Toutefois, il revient au juge judiciaire saisi d'une contestation relative à la décision de placement en rétention d'apprécier si cette décision et son exécution ne contrevient pas de manière manifeste et disproportionnée aux droits fondamentaux tels que ceux prévus par la Convention européenne de sauvegarde des droits de l'homme et des libertés fondamentales.
Aux termes de l'article 8 de la convention européenne de sauvegarde des droits de l'homme et des libertés fondamentales, toute personne a droit au respect de sa vie privée et familiale, de son domicile et de sa correspondance.
En l'espèce, par motifs pertinents que la cour adopte, le premier juge a retenu que 'l'intéressée argue de ce qu'elle a été placée dans un centre de rétention administrative différent de celui de son époux alors qu'ils ont été interpellés en même temps et ont fait l'objet de la même procédure. Il est versé au dossier leur certificat de mariage, et la relation était connue de l'administration dès le placement en rétention. Cependant, et malgré la disponibilité de places permettant une rétention commune, il a été décidé de placer les époux dans deux centres différents.[...] Cette décision entraîne des conséquences particulièrement importantes sur le droit à la vie privée de l'intéressée, portant à ses droits conventionnellement garantie et ce sans nécessité. Cette violation de son droit à la vie privée constitue donc un obstacle à la prolongation de la rétention administrative.'
En conséquence, il convient de confirmer la décision entreprise.
PAR CES MOTIFS
Statuant publiquement, par ordonnance réputée contradictoire et en dernier ressort,
Déclare recevable l'appel interjeté par le Préfet du Nord à l'encontre de l'ordonnance rendue le 06 Juin 2024 par le Juge des libertés et de la détention de ROUEN, disant n'y avoir lieu de prononcer l'une quelconque des mesures prévues par le Code de l'entrée et du séjour des étrangers et du droit d'asile et ordonnant la remise en liberté de Madame [T] [V];
Confirme l'ordonnance susvisée en toutes ses dispositions.
Fait à Rouen, le 08 Juin 2024 à 10 heures 45.

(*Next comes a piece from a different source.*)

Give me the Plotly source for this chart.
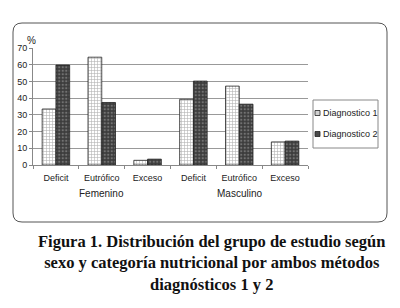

LA GREFFIERE, LA CONSEILLERE,
NOTIFICATION
La présente ordonnance est immédiatement notifiée contre récépissé à toutes les parties qui en reçoivent une expédition et sont informées de leur droit de former un pourvoi en cassation dans les deux mois de la présente notification et dans les conditions fixées par les articles 973 et suivants du code de procédure civile.